- Information supplied:
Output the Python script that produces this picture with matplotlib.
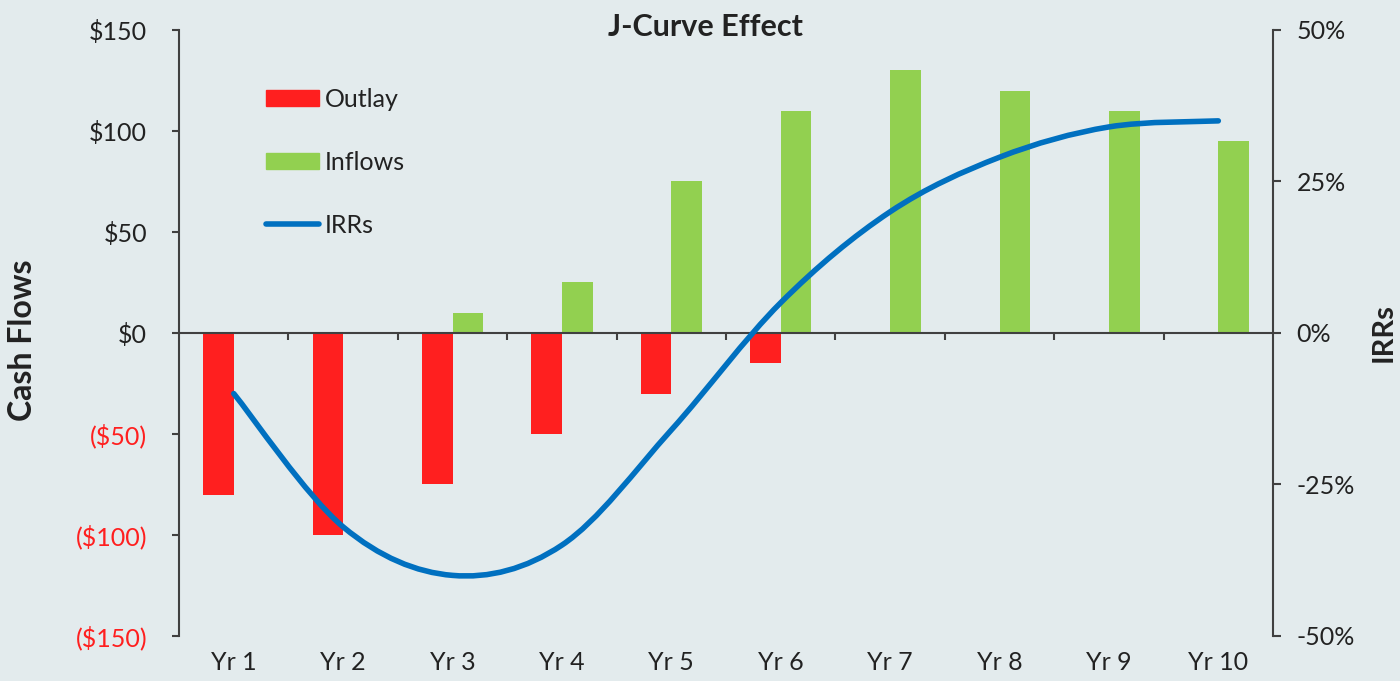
import matplotlib
matplotlib.use('Agg')
import matplotlib.pyplot as plt
import numpy as np
from matplotlib.path import Path
from matplotlib.patches import PathPatch, Patch
from matplotlib.lines import Line2D

# chart values
years = ['Yr 1', 'Yr 2', 'Yr 3', 'Yr 4', 'Yr 5', 'Yr 6', 'Yr 7', 'Yr 8', 'Yr 9', 'Yr 10']
outlay = [-80, -100, -75, -50, -30, -15, 0, 0, 0, 0]
inflows = [0, 0, 10, 25, 75, 110, 130, 120, 110, 95]
irrs = [-10, -32, -40, -35, -16, 5, 20, 29, 34, 35]

cash_ticks = [-150, -100, -50, 0, 50, 100, 150]
irr_ticks = [-50, -25, 0, 25, 50]

bg = '#e3ebed'
red = '#ff1f1f'
green = '#92d050'
blue = '#0070c0'
spine_c = '#404040'
text_c = '#222222'


def smooth_path(xs, ys):
    # excel-style smoothed line: cubic bezier segments through every point
    pts = np.column_stack([xs, ys]).astype(float)
    n = len(pts)
    verts = [pts[0]]
    codes = [Path.MOVETO]
    for i in range(n - 1):
        p0 = pts[i - 1] if i > 0 else pts[i]
        p1 = pts[i]
        p2 = pts[i + 1]
        p3 = pts[i + 2] if i + 2 < n else pts[i + 1]
        c1 = p1 + (p2 - p0) / 6.0
        c2 = p2 - (p3 - p1) / 6.0
        verts += [c1, c2, p2]
        codes += [Path.CURVE4] * 3
    return Path(verts, codes)


def main():
    plt.rcParams['font.family'] = ['Lato', 'DejaVu Sans']
    plt.rcParams['font.size'] = 18
    plt.rcParams['text.color'] = text_c

    fig = plt.figure(figsize=(14, 6.81), dpi=100, facecolor=bg)
    ax = fig.add_axes([0.1279, 0.0661, 0.7814, 0.8899], facecolor=bg)
    x = np.arange(len(years))

    # bars sit either side of the category centre
    ax.bar(x, outlay, width=-0.28, align='edge', color=red, zorder=1)
    ax.bar(x, inflows, width=0.28, align='edge', color=green, zorder=1)

    ax.set_xlim(-0.5, len(years) - 0.5)
    ax.set_ylim(-150, 150)
    ax.set_yticks(cash_ticks)
    ax.set_yticklabels([f'${v}' if v >= 0 else f'(${-v})' for v in cash_ticks])
    for lab, v in zip(ax.get_yticklabels(), cash_ticks):
        lab.set_color(red if v < 0 else text_c)

    # x axis line at zero with ticks on the category boundaries
    ax.spines['bottom'].set_position(('data', 0))
    ax.spines['top'].set_visible(False)
    ax.spines['right'].set_visible(False)
    for s in ['left', 'bottom']:
        ax.spines[s].set_color(spine_c)
        ax.spines[s].set_linewidth(1.5)
    ax.set_xticks(np.arange(0.5, len(years) - 1, 1.0))
    ax.set_xticklabels([])
    ax.tick_params(axis='x', length=5, width=1.5, color=spine_c, direction='out')
    ax.tick_params(axis='y', length=5, width=1.5, color=spine_c, pad=18, labelsize=18)

    # year labels along the bottom of the plot area
    sec = ax.secondary_xaxis('bottom')
    sec.set_xticks(x)
    sec.set_xticklabels(years)
    sec.tick_params(length=0, pad=11, labelsize=18, labelcolor=text_c)
    sec.spines['bottom'].set_visible(False)

    # IRR line on the right axis
    ax2 = ax.twinx()
    ax2.set_ylim(-50, 50)
    ax2.set_yticks(irr_ticks)
    ax2.set_yticklabels([f'{v}%' for v in irr_ticks])
    ax2.tick_params(axis='y', length=6, width=1.5, color=spine_c, pad=11,
                    labelsize=18, labelcolor=text_c)
    for s in ['top', 'left', 'bottom']:
        ax2.spines[s].set_visible(False)
    ax2.spines['right'].set_color(spine_c)
    ax2.spines['right'].set_linewidth(1.5)
    ax2.add_patch(PathPatch(smooth_path(x, irrs), fill=False, edgecolor=blue,
                            linewidth=4, capstyle='round', zorder=3))

    handles = [Patch(color=red), Patch(color=green),
               Line2D([], [], color=blue, linewidth=4, solid_capstyle='round')]
    ax2.legend(handles, ['Outlay', 'Inflows', 'IRRs'], loc='upper left',
               bbox_to_anchor=(0.0795, 0.905), frameon=False, borderpad=0,
               borderaxespad=0, handlelength=2.1, handleheight=0.6,
               handletextpad=0.25, labelspacing=1.6, fontsize=18)

    # axis titles and chart title
    fig.text(23 / 1400, 1 - 340 / 681, 'Cash Flows', rotation=90, ha='center',
             va='center', fontweight='bold', fontsize=23)
    fig.text(1384 / 1400, 1 - 333 / 681, 'IRRs', rotation=90, ha='center',
             va='center', fontweight='bold', fontsize=21)
    fig.text(705 / 1400, 1 - 27 / 681, 'J-Curve Effect', ha='center', va='center',
             fontweight='bold', fontsize=22)

    fig.savefig('out.png', dpi=100, facecolor=bg)


if __name__ == '__main__':
    main()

- Challenge:
Exactly as written, please give again the lines from the beginning of the listing through the line containing "irr_ticks = [-50, -25, 0, 25, 50]", inclusive, without any pictures.

- Written answer:
Output the Python script that produces this picture with matplotlib.
import matplotlib
matplotlib.use('Agg')
import matplotlib.pyplot as plt
import numpy as np
from matplotlib.path import Path
from matplotlib.patches import PathPatch, Patch
from matplotlib.lines import Line2D

# chart values
years = ['Yr 1', 'Yr 2', 'Yr 3', 'Yr 4', 'Yr 5', 'Yr 6', 'Yr 7', 'Yr 8', 'Yr 9', 'Yr 10']
outlay = [-80, -100, -75, -50, -30, -15, 0, 0, 0, 0]
inflows = [0, 0, 10, 25, 75, 110, 130, 120, 110, 95]
irrs = [-10, -32, -40, -35, -16, 5, 20, 29, 34, 35]

cash_ticks = [-150, -100, -50, 0, 50, 100, 150]
irr_ticks = [-50, -25, 0, 25, 50]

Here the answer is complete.